I just had a letter this morning asking me to increase to 200mcg (from 175) as my TSH is not suppressed enough. Not really happy about this, as I've been having some problems with anxiety which may or may not be linked with the thyroxine, but I did say I'd give it a go for 6 weeks and see how I felt and what it did to the TSH. Apart from the anxiety and tiredness (and every teacher is exhausted by this point in the term) I feel ok.


----------



## Andros (Aug 26, 2009)

KeepOnGoing said:


> I've got 2 TSH results (not bad out of 3 tests!) 0.33 and 0.16.
> 
> I just had a letter this morning asking me to increase to 200mcg (from 175) as my TSH is not suppressed enough. Not really happy about this, as I've been having some problems with anxiety which may or may not be linked with the thyroxine, but I did say I'd give it a go for 6 weeks and see how I felt and what it did to the TSH. Apart from the anxiety and tiredness (and every teacher is exhausted by this point in the term) I feel ok.


How is your Ferritin? If low, that can also lend to anxiety and tiredness.

Ferritin (should be 50 to 100; the closer to 100,the better) 
http://www.thewayup.com/newsletters/081504.htm

And how about the FREE T3; does your doc ever run that?

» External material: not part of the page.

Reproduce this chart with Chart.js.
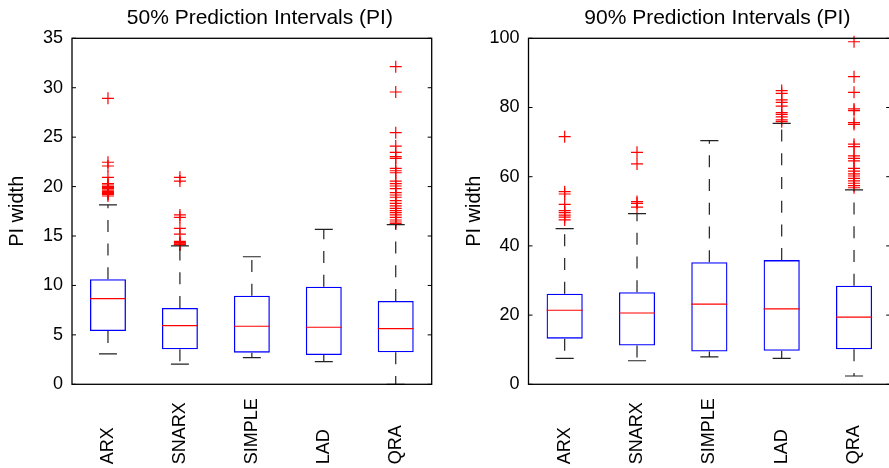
<!DOCTYPE html>
<html>
<head>
<meta charset="utf-8">
<script src="https://cdn.jsdelivr.net/npm/chart.js@4.4.1/dist/chart.umd.min.js"></script>
<style>
  html, body { margin: 0; padding: 0; background: #fff; overflow: hidden; }
  body { width: 889px; height: 468px; position: relative; }
  canvas { position: absolute; top: 0; }
  #chart50 { left: 0; }
  #chart90 { left: 450px; }
</style>
</head>
<body>
<canvas id="chart50" width="450" height="468"></canvas>
<canvas id="chart90" width="450" height="468"></canvas>
<script>
/*** data ***/
const methods = ['ARX', 'SNARX', 'SIMPLE', 'LAD', 'QRA'];

// 50% PI widths
const pi50Low = [3.07, 2.05, 2.69, 2.29, 0];
const pi50Q1 = [5.39, 3.54, 3.2, 2.96, 3.23];
const pi50Median = [8.66, 5.93, 5.87, 5.77, 5.63];
const pi50Q3 = [10.62, 7.72, 8.96, 9.87, 8.43];
const pi50High = [18.14, 14.0, 12.9, 15.68, 16.15];
const pi50Outliers = [
  [28.93, 22.46, 22.08, 20.94, 20.3, 20.16, 20.0, 19.93, 19.8, 19.65, 19.5, 19.4, 19.28, 19.2, 19.05],
  [20.94, 20.56, 17.13, 16.89, 15.78, 15.2, 14.45, 14.33, 14.22, 14.16, 14.1],
  [],
  [],
  [32.13, 29.57, 25.45, 24.1, 23.47, 23.03, 22.86, 21.85, 21.6, 21.4, 20.56, 20.3, 20.06,
    19.79, 19.38, 19.15, 18.92, 18.58, 18.31, 18.04, 17.8, 17.56, 17.36, 17.13, 16.89,
    16.62, 16.42, 16.25],
];
const pi50Ticks = { min: 0, max: 35, step: 5 };

// 90% PI widths
const pi90Low = [7.5, 6.8, 7.9, 7.5, 2.4];
const pi90Q1 = [13.2, 11.2, 9.5, 9.7, 10.1];
const pi90Median = [21.4, 20.6, 23.2, 21.8, 19.4];
const pi90Q3 = [26.2, 26.6, 35.3, 35.9, 28.5];
const pi90High = [45.0, 49.3, 70.4, 75.4, 56.2];
const pi90Outliers = [
  [71.56, 55.67, 55.0, 52.0, 50.2, 49.6, 48.9, 48.3, 47.5],
  [67.05, 63.7, 52.8, 52.3, 51.2],
  [],
  [84.9, 84.1, 82.2, 81.5, 80.4, 78.5, 78.0, 77.3, 76.4, 75.9],
  [99.0, 88.9, 84.4, 79.6, 79.1, 75.6, 75.1, 69.4, 68.7, 66.0, 65.3, 64.6, 62.4, 61.6,
    60.8, 60.2, 59.5, 58.8, 58.1, 57.4, 56.8],
];
const pi90Ticks = { min: 0, max: 100, step: 20 };

const FONT = '"Liberation Sans", Arial, Helvetica, sans-serif';

/*** plugin: whiskers, medians, frame, titles, rotated labels ***/
const boxExtras = {
  id: 'boxExtras',
  afterDatasetsDraw(chart, args, opts) {
    const ctx = chart.ctx;
    const xs = chart.scales.x;
    const ys = chart.scales.y;
    const boxW = (xs.width / methods.length) * 0.5;
    ctx.save();
    ctx.lineWidth = 1.2;
    methods.forEach((m, i) => {
      const cx = xs.getPixelForValue(i);
      // dashed whiskers, drawn from the box outwards
      ctx.strokeStyle = '#222';
      ctx.setLineDash([12, 11.7]);
      ctx.beginPath();
      ctx.moveTo(cx, ys.getPixelForValue(opts.q3[i]));
      ctx.lineTo(cx, ys.getPixelForValue(opts.high[i]));
      ctx.moveTo(cx, ys.getPixelForValue(opts.q1[i]));
      ctx.lineTo(cx, ys.getPixelForValue(opts.low[i]));
      ctx.stroke();
      ctx.setLineDash([]);
      // caps
      ctx.beginPath();
      [opts.high[i], opts.low[i]].forEach((v) => {
        const py = ys.getPixelForValue(v);
        ctx.moveTo(cx - boxW / 4, py);
        ctx.lineTo(cx + boxW / 4, py);
      });
      ctx.stroke();
      // median
      ctx.strokeStyle = '#ff0000';
      ctx.beginPath();
      const my = ys.getPixelForValue(opts.median[i]);
      ctx.moveTo(cx - boxW / 2, my);
      ctx.lineTo(cx + boxW / 2, my);
      ctx.stroke();
    });
    ctx.restore();
  },
  afterDraw(chart, args, opts) {
    const ctx = chart.ctx;
    const area = chart.chartArea;
    const xs = chart.scales.x;
    const ys = chart.scales.y;
    ctx.save();
    // frame with inward ticks on both sides
    ctx.strokeStyle = '#000';
    ctx.lineWidth = 1.3;
    ctx.strokeRect(area.left, area.top, area.right - area.left, area.bottom - area.top);
    ctx.lineWidth = 1;
    ctx.beginPath();
    ys.ticks.forEach((t) => {
      const py = ys.getPixelForValue(t.value);
      ctx.moveTo(area.left, py);
      ctx.lineTo(area.left + 4, py);
      ctx.moveTo(area.right, py);
      ctx.lineTo(area.right - 4, py);
    });
    ctx.stroke();
    // title
    ctx.fillStyle = '#000';
    ctx.font = '21px ' + FONT;
    ctx.textAlign = 'center';
    ctx.textBaseline = 'alphabetic';
    ctx.fillText(opts.title, (area.left + area.right) / 2 + 8, 24);
    // category labels, rotated and starting at the bottom
    ctx.font = '18px ' + FONT;
    ctx.textAlign = 'left';
    ctx.textBaseline = 'middle';
    methods.forEach((m, i) => {
      ctx.save();
      ctx.translate(xs.getPixelForValue(i), area.bottom + 80);
      ctx.rotate(-Math.PI / 2);
      ctx.fillText(m, 0, 0);
      ctx.restore();
    });
    ctx.restore();
  },
};

/*** chart builder ***/
class BoxPlotChart {
  constructor(canvasId, layout) {
    this.canvasId = canvasId;
    this.layout = layout;
  }

  generate(title, low, q1, median, q3, high, outliers, ticks) {
    const layout = this.layout;
    const outlierPoints = outliers.flatMap((arr, i) =>
      arr.map((v) => ({ x: methods[i], y: v }))
    );

    return new Chart(document.getElementById(this.canvasId), {
      type: 'bar',
      data: {
        labels: methods,
        datasets: [
          {
            label: 'box',
            data: methods.map((m, i) => [q1[i], q3[i]]),
            backgroundColor: 'rgba(0,0,0,0)',
            borderColor: '#0000ff',
            borderWidth: 1.3,
            borderSkipped: false,
            barPercentage: 0.5,
            categoryPercentage: 1,
            order: 2,
          },
          {
            type: 'line',
            label: 'outliers',
            data: outlierPoints,
            showLine: false,
            pointStyle: 'cross',
            pointRadius: 6,
            pointHoverRadius: 6,
            pointBorderColor: '#ff0000',
            pointBorderWidth: 1.2,
            clip: false,
            order: 1,
          },
        ],
      },
      options: {
        responsive: false,
        animation: false,
        events: [],
        layout: {
          padding: { top: layout.top, right: layout.right, left: 0, bottom: 0 },
        },
        plugins: {
          legend: { display: false },
          tooltip: { enabled: false },
          title: { display: false },
          boxExtras: { title, low, q1, median, q3, high },
        },
        scales: {
          x: {
            grid: { display: false, drawTicks: false },
            border: { display: false },
            ticks: { display: false },
            afterFit: (s) => {
              s.height = layout.bottom;
            },
          },
          y: {
            min: ticks.min,
            max: ticks.max,
            grid: { display: false, drawTicks: false },
            border: { display: false },
            ticks: {
              stepSize: ticks.step,
              padding: 9,
              color: '#000',
              font: { family: FONT, size: 18 },
            },
            title: {
              display: true,
              text: 'PI width',
              color: '#000',
              font: { family: FONT, size: 20 },
              padding: { top: layout.titleGap, bottom: 0 },
            },
            afterFit: (s) => {
              s.width = layout.axisWidth;
            },
          },
        },
      },
      plugins: [boxExtras],
    });
  }
}

new BoxPlotChart('chart50', { top: 38.3, right: 18.3, bottom: 83.7, axisWidth: 72, titleGap: 5 })
  .generate('50% Prediction Intervals (PI)', pi50Low, pi50Q1, pi50Median, pi50Q3, pi50High, pi50Outliers, pi50Ticks);

new BoxPlotChart('chart90', { top: 38.3, right: 9.8, bottom: 83.7, axisWidth: 78.5, titleGap: 12 })
  .generate('90% Prediction Intervals (PI)', pi90Low, pi90Q1, pi90Median, pi90Q3, pi90High, pi90Outliers, pi90Ticks);
</script>
</body>
</html>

Understanding the Thyroid: Why You Should Check Your Free T3
http://breakingmuscle.com/health-medicine/understanding-thyroid-why-you-should-check-your-free-t3


----------



## KeepOnGoing (Jan 2, 2013)

Ferritin was 43. The doctor said this was ok, but having read up on it on this forum, I have been supplementing in an attempt to get this up. I have been anaemic on and off for most of my life and there seems to be plenty of scope for getting my ferritin number up a bit. Hadn't thought about that causing anxiety too

It's nearly impossible to get the NHS to do Free T3 tests. The last two results I have are 4.4 and (most recently) 5. Range 3.9- 6.8.


----------



## Andros (Aug 26, 2009)

KeepOnGoing said:


> Ferritin was 43. The doctor said this was ok, but having read up on it on this forum, I have been supplementing in an attempt to get this up. I have been anaemic on and off for most of my life and there seems to be plenty of scope for getting my ferritin number up a bit. Hadn't thought about that causing anxiety too
> 
> It's nearly impossible to get the NHS to do Free T3 tests. The last two results I have are 4.4 and (most recently) 5. Range 3.9- 6.8.


Even that 5.0 is a little low. Most of us like the FT3 at about 75% of the range given by your lab.

Yeah; get that ferritin up. Make sure you take your iron 5 to 6 hours away from your thyroxine replacement. have you tried a liquid iron? In U.S. we have Floridix which comes in flavors.

The closer to 100, the better!


----------



## KeepOnGoing (Jan 2, 2013)

I've been using Spatone, which is a liquid iron. Not sure about Floradix, I'll have a look next time I'm in the shop. I find iron supplements seriously affect my digestive system, so resorted to liquid forms some time ago. Just not sure how effective they are - I'd been supplementing for about 3 months before the 43 result.

I've just started an increase in my T4 dose, as a trial to see what it does to my results (and what side effects I might experience). If this doesn't work, I think I'm going to just ask for some T3 in addition to a lower dose of T4. Apparently it's expensive so NHS doctors aren't keen to prescribe it. In some ways, was hoping my T3 result would be lower, so that I had a stronger case in asking for it. Mind you, the way the results vary, you never know what it will be next time!

I'm guessing it will be some weeks before I notice any appreciable changes following my dose increase. How will I know if I'm going seriously hyper?

Thanks for all your help - it is much appreciated.


----------